O sítio onde as tendas ficam é lindo com o rio a passar no meio, há iguanas ou lagartos, ou sei lá o quê, são enormes, mas eles não querem saber de nós por isso não se preocupem muito, o medo passa-vos em 2 tempos. A beleza daquele sítio é imensa, todas as cascatas são lindas, a água azul é exatamente como nas fotos. Não chegámos às últimas cascatas, mas para a próxima estão no topo da lista. Ficamos pelas Mooney Falls, tanto a própria cascata como a altura da descida é maior do que parece nas fotos, não se consegue descrever muito bem, mete respeito, mete medo, faz-nos sentir entusiasmados e vivos!
Eu que sou uma mariquinhas, estava tão entusiasmada que nem pensei no medo! O Daniel estava tão calmo e preparado que conseguiu registar tudo em fotos e vídeos enquanto eu só pensava em olhar para tudo e não cair, mas faz-se bem a descida para a cascata, com luvas seria melhor porque as correntes estão molhadas pelos salpicos da cascata e abanam um bocado. Com calma todos chegam lá, os nossos amigos têm vertigens e decidiram não descer, aproveitaram as outras cascatas de acesso mais fácil.
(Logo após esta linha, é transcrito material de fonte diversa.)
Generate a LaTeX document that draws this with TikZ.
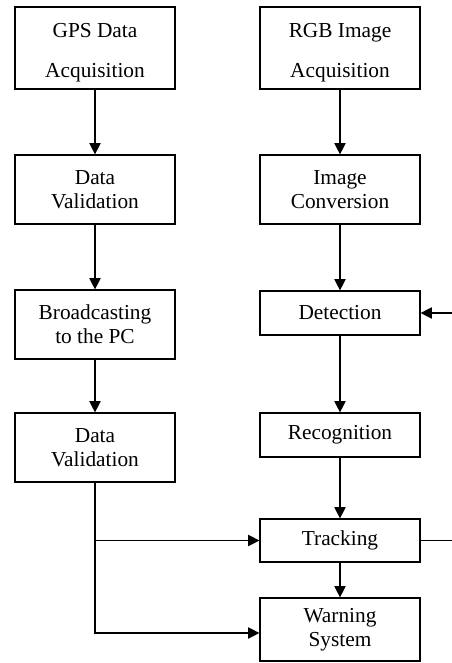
\documentclass[tikz,border=0pt]{standalone}
\usepackage{fontspec}
\setmainfont{Liberation Serif}
\usetikzlibrary{arrows.meta}

\newcommand{\toppad}{\rule{0pt}{17pt}}

\tikzset{
  block/.style={draw, line width=0.9pt, minimum width=120pt, inner sep=0pt,
    align=center, font=\fontsize{16}{18}\selectfont},
  wideblock/.style={block, font=\fontsize{16}{30}\selectfont},
  flow/.style={line width=0.9pt, -{Triangle[length=8.5pt,width=8.5pt]}},
  plain/.style={line width=0.9pt}
}

\begin{document}
\begin{tikzpicture}[x=0.75pt,y=0.75pt,yscale=-1,xscale=1]
\useasboundingbox (0,0) rectangle (452,663);
% left column
\node [wideblock, minimum height=61.5pt] (gps) at (95,48) {\toppad GPS Data\\Acquisition};
\node [block, minimum height=51.75pt] (valone) at (95,189.5) {Data\\Validation};
\node [block, minimum height=51.75pt] (bcast) at (95,324.5) {Broadcasting\\to the PC};
\node [block, minimum height=51.75pt] (valtwo) at (95,447.5) {Data\\Validation};
% right column
\node [wideblock, minimum height=61.5pt] (rgb) at (340,48) {\toppad RGB Image\\Acquisition};
\node [block, minimum height=51.75pt] (conv) at (340,189.5) {Image\\Conversion};
\node [block, minimum height=33pt] (detect) at (340,313) {Detection};
\node [block, minimum height=33pt] (recog) at (340,435) {Recognition};
\node [block, minimum height=32.25pt] (track) at (340,540.5) {Tracking};
\node [block, minimum height=47.25pt] (warn) at (340,629.5) {Warning\\System};
% free ends at the right edge
\coordinate (fbin) at (452,313);
\coordinate (fbout) at (452,540.5);
\coordinate (split) at (95,540.5);
\coordinate (bend) at (95,633);
% connectors
\draw [flow] (gps) -- (valone);
\draw [flow] (valone) -- (bcast);
\draw [flow] (bcast) -- (valtwo);
\draw [flow] (rgb) -- (conv);
\draw [flow] (conv) -- (detect);
\draw [flow] (detect) -- (recog);
\draw [flow] (recog) -- (track);
\draw [flow] (track) -- (warn);
\draw [flow] (valtwo.south) -- (bend) -- (bend -| warn.west);
\draw [flow] (split) -- (track.west);
\draw [flow] (fbin) -- (detect.east);
\draw [plain] (track.east) -- (fbout);
\end{tikzpicture}
\end{document}
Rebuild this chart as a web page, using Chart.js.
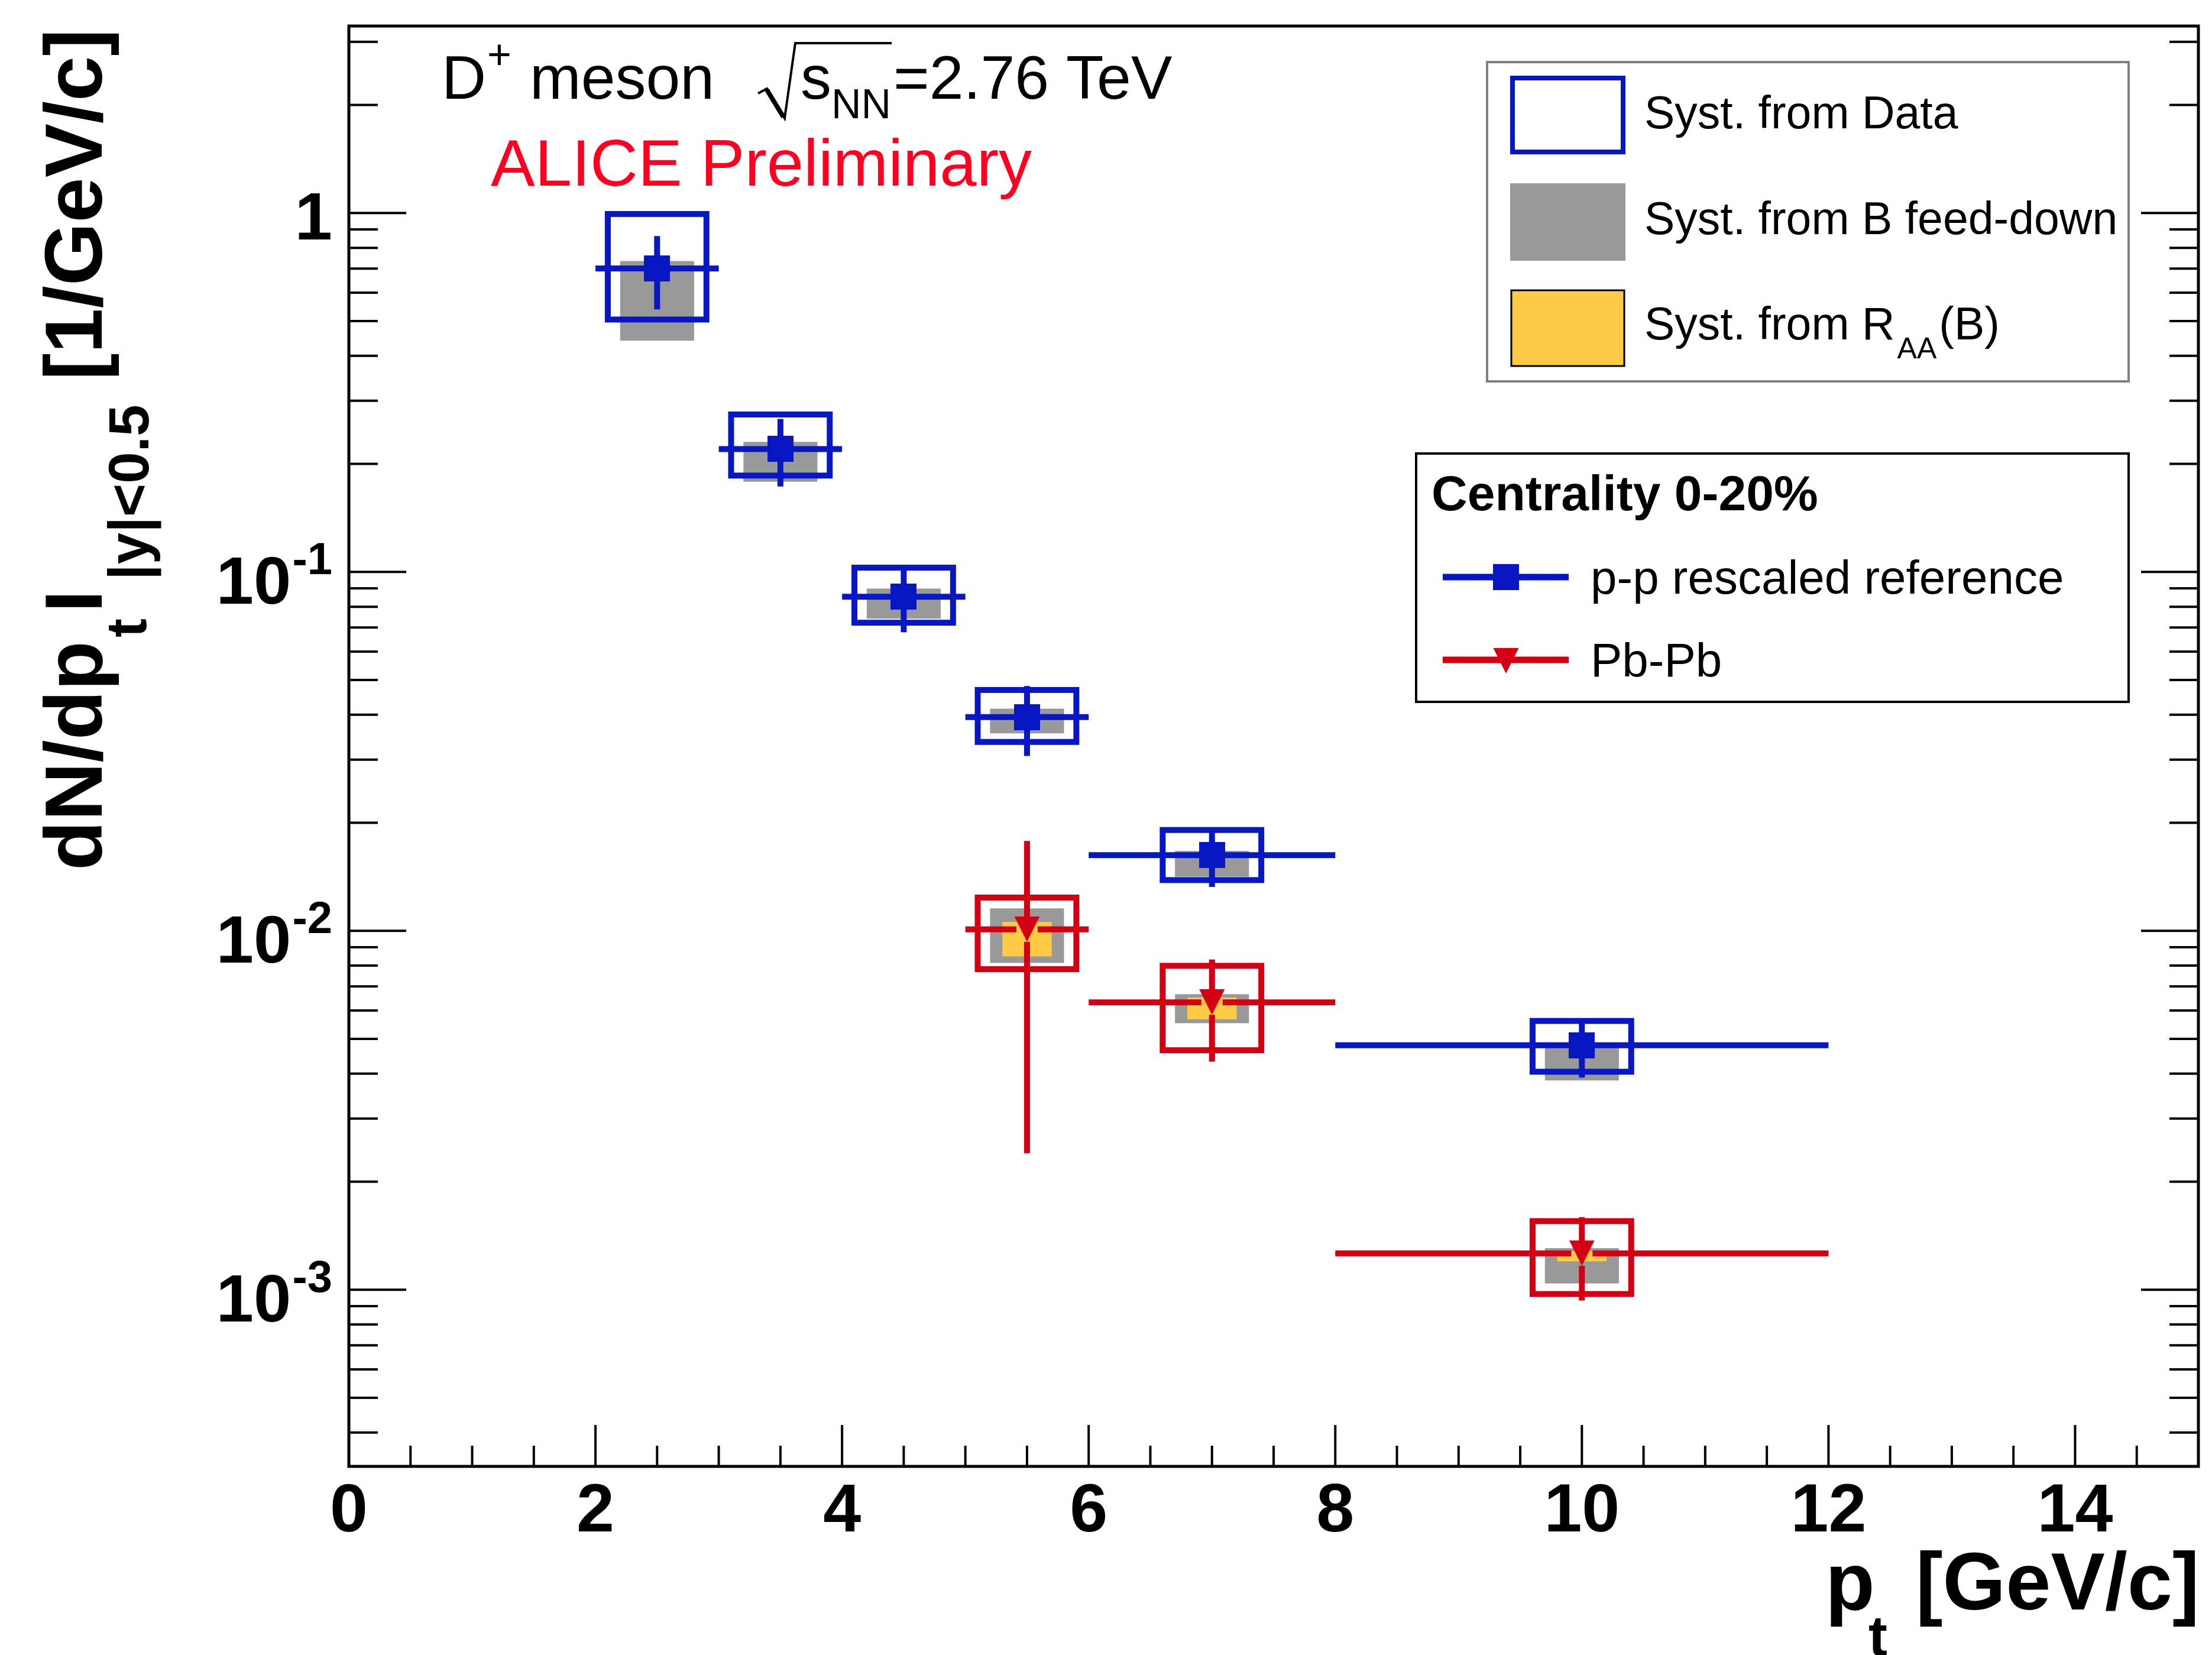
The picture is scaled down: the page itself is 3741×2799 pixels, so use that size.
<!DOCTYPE html>
<html>
<head>
<meta charset="utf-8">
<script src="https://cdn.jsdelivr.net/npm/chart.js@4.4.1/dist/chart.umd.min.js"></script>
<style>
  html, body { margin: 0; padding: 0; background: #ffffff; }
  #myChart { display: block; }
</style>
</head>
<body>
<canvas id="myChart" width="3741" height="2799"></canvas>
<script>
// D+ yields, pt bins in GeV/c
var ptCenter  = [2.5, 3.5, 4.5, 5.5, 7, 10];
var ptBinLow  = [2, 3, 4, 5, 6, 8];
var ptBinHigh = [3, 4, 5, 6, 8, 12];

// p-p rescaled reference
var ppYield        = [0.701, 0.220, 0.0853, 0.0394, 0.01625, 0.0048];
var ppStatErr      = [0.162, 0.047, 0.0174, 0.0087, 0.0030, 0.0009];
var ppSystDataUp   = [0.293, 0.0546, 0.0175, 0.0075, 0.00285, 0.00081];
var ppSystDataDown = [0.196, 0.0344, 0.0131, 0.0058, 0.0024, 0.00075];
var ppFeedDownUp   = [0.034, 0.0104, 0.0046, 0.0022, 0.00045, 0];
var ppFeedDownDown = [0.26, 0.0416, 0.0112, 0.0039, 0.0021, 0.00097];

// Pb-Pb 0-20%
var pbCenter      = [5.5, 7, 10];
var pbBinLow      = [5, 6, 8];
var pbBinHigh     = [6, 8, 12];
var pbYield       = [0.0101, 0.00632, 0.001263];
var pbStatErr     = [0.0077, 0.0020, 0.00033];
var pbSystData    = [0.00228, 0.00167, 0.00029];
var pbFeedDownUp   = [0.00145, 0.00034, 0.000043];
var pbFeedDownDown = [0.00196, 0.00079, 0.000222];
var pbRaaBUp       = [0.00049, 0.0002, 0.000017];
var pbRaaBDown     = [0.00161, 0.00065, 0.000063];

// axis labels
var xTickValues = [0, 2, 4, 6, 8, 10, 12, 14];
var xTickLabels = ['0', '2', '4', '6', '8', '10', '12', '14'];
var yTickValues = [0.001, 0.01, 0.1, 1];
var yTickBase   = ['10', '10', '10', '1'];
var yTickExp    = ['-3', '-2', '-1', ''];

var legendSyst   = ['Syst. from Data', 'Syst. from B feed-down', 'Syst. from R'];
var legendSeries = ['p-p rescaled reference', 'Pb-Pb'];

var blue = '#0717c2';
var red = '#d20012';
var grey = '#999999';
var yellow = '#ffcb47';
var FONT = '"Liberation Sans", Arial, Helvetica, sans-serif';

function makeMarker(kind, color)
{
  var c = document.createElement('canvas');
  c.width = 44;
  c.height = 44;
  var g = c.getContext('2d');
  g.fillStyle = color;
  if (kind == 'square') {
    g.fillRect(0, 0, 44, 44);
  } else {
    g.beginPath();
    g.moveTo(0.5, 0);
    g.lineTo(43.5, 0);
    g.lineTo(22, 43);
    g.closePath();
    g.fill();
  }
  return c;
}
var squareMark = makeMarker('square', blue);
var triangleMark = makeMarker('triangle', red);

function points(xs, ys)
{
  var out = [];
  for (var i = 0; i < xs.length; i++) out.push({x: xs[i], y: ys[i]});
  return out;
}

// filled syst box, half width in pt units
function fillBox(chart, x, hw, lo, hi, color)
{
  var xs = chart.scales.x, ys = chart.scales.y, ctx = chart.ctx;
  var x0 = xs.getPixelForValue(x - hw), x1 = xs.getPixelForValue(x + hw);
  var y0 = ys.getPixelForValue(hi), y1 = ys.getPixelForValue(lo);
  ctx.fillStyle = color;
  ctx.fillRect(x0, y0, x1 - x0, y1 - y0);
}

function openBox(chart, x, hw, lo, hi, color)
{
  var xs = chart.scales.x, ys = chart.scales.y, ctx = chart.ctx;
  var x0 = xs.getPixelForValue(x - hw), x1 = xs.getPixelForValue(x + hw);
  var y0 = ys.getPixelForValue(hi), y1 = ys.getPixelForValue(lo);
  ctx.strokeStyle = color;
  ctx.lineWidth = 10;
  ctx.lineJoin = 'miter';
  ctx.strokeRect(x0, y0, x1 - x0, y1 - y0);
}

// stat error bars, skipping the marker area
function errorBar(chart, x, xl, xh, y, err, color)
{
  var xs = chart.scales.x, ys = chart.scales.y, ctx = chart.ctx;
  var px = xs.getPixelForValue(x), py = ys.getPixelForValue(y);
  var gx = 18, gy = 21;
  ctx.strokeStyle = color;
  ctx.lineWidth = 10;
  ctx.lineCap = 'butt';
  ctx.beginPath();
  ctx.moveTo(xs.getPixelForValue(xl), py);
  ctx.lineTo(px - gx, py);
  ctx.moveTo(px + gx, py);
  ctx.lineTo(xs.getPixelForValue(xh), py);
  ctx.moveTo(px, ys.getPixelForValue(y + err));
  ctx.lineTo(px, py - gy);
  ctx.moveTo(px, py + gy);
  ctx.lineTo(px, ys.getPixelForValue(y - err));
  ctx.stroke();
}

function drawErrors(chart)
{
  var ctx = chart.ctx;
  ctx.save();
  var i;
  for (i = 0; i < ptCenter.length; i++)
    fillBox(chart, ptCenter[i], 0.3, ppYield[i] - ppFeedDownDown[i], ppYield[i] + ppFeedDownUp[i], grey);
  for (i = 0; i < pbCenter.length; i++) {
    fillBox(chart, pbCenter[i], 0.3, pbYield[i] - pbFeedDownDown[i], pbYield[i] + pbFeedDownUp[i], grey);
    fillBox(chart, pbCenter[i], 0.2, pbYield[i] - pbRaaBDown[i], pbYield[i] + pbRaaBUp[i], yellow);
  }
  for (i = 0; i < ptCenter.length; i++)
    openBox(chart, ptCenter[i], 0.4, ppYield[i] - ppSystDataDown[i], ppYield[i] + ppSystDataUp[i], blue);
  for (i = 0; i < pbCenter.length; i++)
    openBox(chart, pbCenter[i], 0.4, pbYield[i] - pbSystData[i], pbYield[i] + pbSystData[i], red);
  for (i = 0; i < ptCenter.length; i++)
    errorBar(chart, ptCenter[i], ptBinLow[i], ptBinHigh[i], ppYield[i], ppStatErr[i], blue);
  for (i = 0; i < pbCenter.length; i++)
    errorBar(chart, pbCenter[i], pbBinLow[i], pbBinHigh[i], pbYield[i], pbStatErr[i], red);
  ctx.restore();
}

function drawFrame(chart)
{
  var ctx = chart.ctx, a = chart.chartArea, xs = chart.scales.x, ys = chart.scales.y;
  var v, x, y, len;
  ctx.save();
  ctx.strokeStyle = '#000';
  ctx.lineWidth = 4;
  ctx.beginPath();
  for (v = 0; v <= 15; v += 0.5) {
    x = xs.getPixelForValue(v);
    len = (v % 2 == 0) ? 70 : 35;
    ctx.moveTo(x, a.bottom);
    ctx.lineTo(x, a.bottom - len);
  }
  for (var e = -4; e <= 0; e++) {
    for (var m = 1; m <= 9; m++) {
      v = m * Math.pow(10, e);
      if (v < ys.min || v > ys.max) continue;
      y = ys.getPixelForValue(v);
      len = (m == 1) ? 97 : 49;
      ctx.moveTo(a.left, y);
      ctx.lineTo(a.left + len, y);
      ctx.moveTo(a.right, y);
      ctx.lineTo(a.right - len, y);
    }
  }
  ctx.stroke();
  ctx.lineWidth = 5;
  ctx.strokeRect(a.left, a.top, a.right - a.left, a.bottom - a.top);

  // tick labels
  ctx.fillStyle = '#000';
  ctx.textBaseline = 'alphabetic';
  ctx.textAlign = 'center';
  ctx.font = 'bold 115px ' + FONT;
  for (var i = 0; i < xTickValues.length; i++)
    ctx.fillText(xTickLabels[i], xs.getPixelForValue(xTickValues[i]), 2590);

  ctx.textAlign = 'right';
  for (i = 0; i < yTickValues.length; i++) {
    y = ys.getPixelForValue(yTickValues[i]);
    var right = 562;
    if (yTickExp[i]) {
      ctx.font = 'bold 76px ' + FONT;
      ctx.fillText(yTickExp[i], right, y + 4);
      right -= ctx.measureText(yTickExp[i]).width + 2;
      ctx.font = 'bold 114px ' + FONT;
      ctx.fillText(yTickBase[i], right, y + 54);
    } else {
      ctx.font = 'bold 114px ' + FONT;
      ctx.fillText(yTickBase[i], right, y + 45);
    }
  }
  ctx.restore();
}

function drawTitles(chart)
{
  var ctx = chart.ctx;
  ctx.save();
  ctx.fillStyle = '#000';
  ctx.textAlign = 'left';
  ctx.textBaseline = 'alphabetic';

  // x axis title
  ctx.font = 'bold 137px ' + FONT;
  ctx.fillText('p', 3087, 2722);
  ctx.fillText('[GeV/c]', 3240, 2722);
  ctx.font = 'bold 96px ' + FONT;
  ctx.fillText('t', 3160, 2800);

  // y axis title, rotated
  ctx.save();
  ctx.translate(172, 1472);
  ctx.rotate(-Math.PI / 2);
  ctx.font = 'bold 137px ' + FONT;
  ctx.fillText('dN/dp', 0, 0);
  ctx.fillText('I', 436, 0);
  ctx.fillText('[1/GeV/c]', 829, 0);
  ctx.font = 'bold 96px ' + FONT;
  ctx.fillText('t', 394, 75);
  ctx.fillText('|y|<0.5', 491, 79);
  ctx.restore();

  // system label
  ctx.font = '104px ' + FONT;
  ctx.fillText('D', 747, 167);
  ctx.fillText('meson', 896, 167);
  ctx.fillText('s', 1354, 167);
  ctx.fillText('=2.76 TeV', 1511, 167);
  ctx.font = '70px ' + FONT;
  ctx.fillText('+', 824, 116);
  ctx.fillText('NN', 1406, 200);
  ctx.strokeStyle = '#000';
  ctx.lineWidth = 4;
  ctx.beginPath();
  ctx.moveTo(1282, 158);
  ctx.lineTo(1297, 150);
  ctx.lineTo(1327, 200);
  ctx.lineTo(1345, 73);
  ctx.lineTo(1508, 73);
  ctx.stroke();
  ctx.lineWidth = 8;
  ctx.beginPath();
  ctx.moveTo(1297, 152);
  ctx.lineTo(1325, 198);
  ctx.stroke();

  ctx.fillStyle = '#ff0020';
  ctx.font = '112px ' + FONT;
  ctx.fillText('ALICE Preliminary', 830, 314);
  ctx.restore();
}

function drawLegends(chart)
{
  var ctx = chart.ctx;
  ctx.save();
  ctx.textAlign = 'left';
  ctx.textBaseline = 'alphabetic';

  // systematics legend
  ctx.fillStyle = '#fff';
  ctx.fillRect(2515, 105, 1085, 540);
  ctx.strokeStyle = '#808080';
  ctx.lineWidth = 4;
  ctx.strokeRect(2515, 105, 1085, 540);

  ctx.strokeStyle = blue;
  ctx.lineWidth = 8;
  ctx.strokeRect(2558, 132, 187, 125);
  ctx.fillStyle = grey;
  ctx.fillRect(2554, 310, 195, 131);
  ctx.fillStyle = yellow;
  ctx.fillRect(2556, 491, 191, 128);
  ctx.strokeStyle = '#000';
  ctx.lineWidth = 3;
  ctx.strokeRect(2556, 491, 191, 128);

  ctx.fillStyle = '#000';
  ctx.font = '77px ' + FONT;
  ctx.fillText(legendSyst[0], 2781, 217);
  ctx.fillText(legendSyst[1], 2781, 396);
  ctx.fillText(legendSyst[2], 2781, 574);
  var w = ctx.measureText(legendSyst[2]).width;
  ctx.font = '50px ' + FONT;
  ctx.fillText('AA', 2781 + w + 4, 606);
  var w2 = ctx.measureText('AA').width;
  ctx.font = '77px ' + FONT;
  ctx.fillText('(B)', 2781 + w + w2 + 8, 574);

  // centrality legend
  ctx.fillStyle = '#fff';
  ctx.fillRect(2395, 767, 1205, 420);
  ctx.strokeStyle = '#000';
  ctx.lineWidth = 4;
  ctx.strokeRect(2395, 767, 1205, 420);

  ctx.fillStyle = '#000';
  ctx.font = 'bold 84px ' + FONT;
  ctx.fillText('Centrality 0-20%', 2421, 863);

  ctx.lineWidth = 11;
  ctx.strokeStyle = blue;
  ctx.beginPath();
  ctx.moveTo(2440, 976);
  ctx.lineTo(2653, 976);
  ctx.stroke();
  ctx.drawImage(squareMark, 2547 - 22, 976 - 22);
  ctx.strokeStyle = red;
  ctx.beginPath();
  ctx.moveTo(2440, 1116);
  ctx.lineTo(2653, 1116);
  ctx.stroke();
  ctx.drawImage(triangleMark, 2547 - 22, 1116 - 20);

  ctx.fillStyle = '#000';
  ctx.font = '80px ' + FONT;
  ctx.fillText(legendSeries[0], 2690, 1004);
  ctx.fillText(legendSeries[1], 2690, 1144);
  ctx.restore();
}

var rootStyle = {
  id: 'rootStyle',
  beforeDatasetsDraw: function (chart) { drawErrors(chart); },
  afterDatasetsDraw: function (chart) {
    drawFrame(chart);
    drawTitles(chart);
    drawLegends(chart);
  }
};

var ctx = document.getElementById('myChart');
var myChart = new Chart(ctx, {
  type: 'scatter',
  data: {
    datasets: [{
      label: legendSeries[0],
      data: points(ptCenter, ppYield),
      pointStyle: squareMark,
      pointRadius: 22,
      showLine: false
    }, {
      label: legendSeries[1],
      data: points(pbCenter, pbYield),
      pointStyle: triangleMark,
      pointRadius: 22,
      showLine: false
    }]
  },
  options: {
    responsive: false,
    animation: false,
    events: [],
    devicePixelRatio: 1,
    layout: { padding: { left: 590, right: 21, top: 44, bottom: 319 } },
    scales: {
      x: { type: 'linear', min: 0, max: 15, bounds: 'data', display: false },
      y: { type: 'logarithmic', min: 3.22e-4, max: 3.32, bounds: 'data', display: false }
    },
    plugins: {
      legend: { display: false },
      tooltip: { enabled: false }
    }
  },
  plugins: [rootStyle]
});
</script>
</body>
</html>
Quando finalmente chegamos lá abaixo, olhamos para cima e nem vemos o início da descida, sentimo-nos tão, mas tão pequeninos que todos os nossos problemas ou coisas que podíamos ter na cabeça já não nos parecem tão grandes.
Passada a noite, até às 4h, é tempo de arrumar tudo, encher as garrafas de água e fazer a subida de volta, aí sim, aí só há uma descrição, um nos nativos disse-o e é mesmo assim: It’s beautiful but It’s awful. É muito difícil, muito sol, muito calor e muito cansaço, mas quando se chega lá acima, sentimos que somos capazes de qualquer coisa a que nos proponhamos. É um processo psicológico importante esta subida, vamos buscar forças onde muitas vezes e noutras situações não vamos e simplesmente dizemos a tudo “não consigo”.
Foi um grande desafio, físico e mental principalmente, mas foi um grande prazer viver tudo isto! Vamos voltar com certeza!